We tried some excellent wines—including the Three Legged Red, from Dunham Cellars, but our favorite was the L’Ecole no. 41, Cabernet from Columbia Valley, WA Wine Spectator gave this wine a 91 rating. It had gorgeous fruit, and a polished finish.
Delicious wine, a spectacular setting on Lake Union, some great crab from around the country and fantastic friends made for a perfect evening.
He had never been to LARK or Licorous, the delicious small plates/bar next door also owned by Chef John Sundstrom.
I wanted him to have one of their delicious cocktail/food pairings. John is an extremely gifted chef, he even makes his own bitters for the bar! Now that is going “above & beyond” in my book!
Unfortunately Licorous is CLOSED SUNDAYS!
So we instead dropped in on one of my favorite spots in the Belltown section of Seattle, Black Bottle –the self-described “gastro tavern”.
We were both stuffed from our crabfest at Chandler’s but I insisted we had to “taste” the flatbread with béchamel and prosciutto. We grabbed 2 seats at the bar and ordered a glass of Lyeth Meritage $9.
The flatbread comes in a cool fluted rectangular tart pan. Ours could have been cooked just a little longer. The crust a little crisper—but it was buttery and delicious, almost between a savory tart crust and pizza dough–and the prosciutto also could have crisped a bit more.
We both agreed that the prosciutto tasted domestic.
It was very lean, no delicious ribbons of fat.

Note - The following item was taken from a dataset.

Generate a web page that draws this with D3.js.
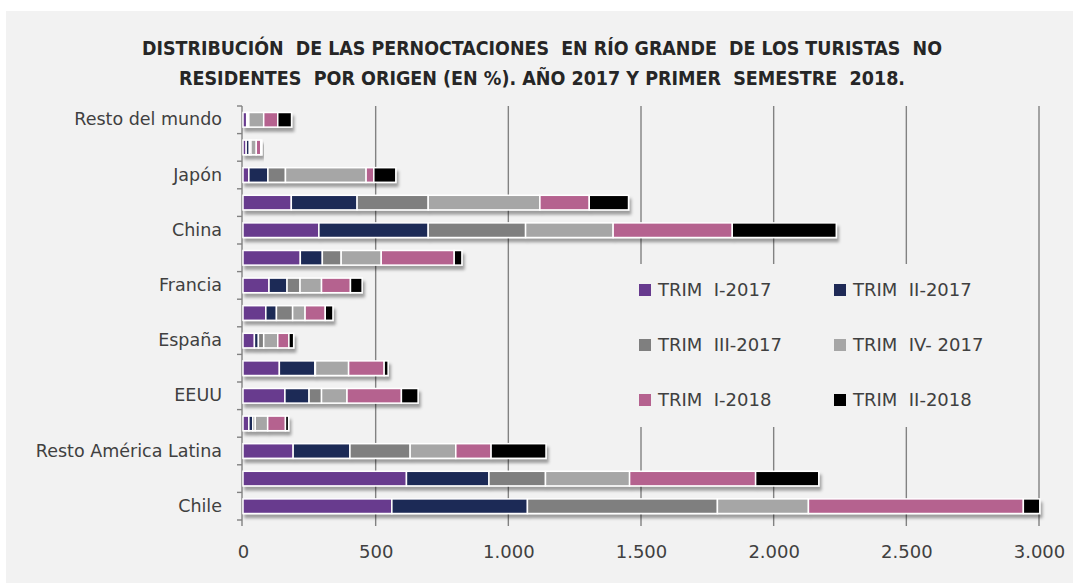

There were also some green herb cut into chiffonade across the top of the béchamel but it had no taste—at first it appeared to be basil, but I am thinking it must have been spinach as it lacked flavor.
Even with these minor quibbles we inhaled the flatbread.
Black Bottle is definitely worth a trip. The menu is fun and inexpensive. The bar is cozy. Exposed old brick unadorned walls speak for themselves. A steel mobile slowly rotates in the breeze casting moody shadows on the wall. Interesting lamps and candles are everywhere (even in summer) and the crowd a nice mix of the urban chic that inhabit this stretch of some of Seattle’s best restaurants.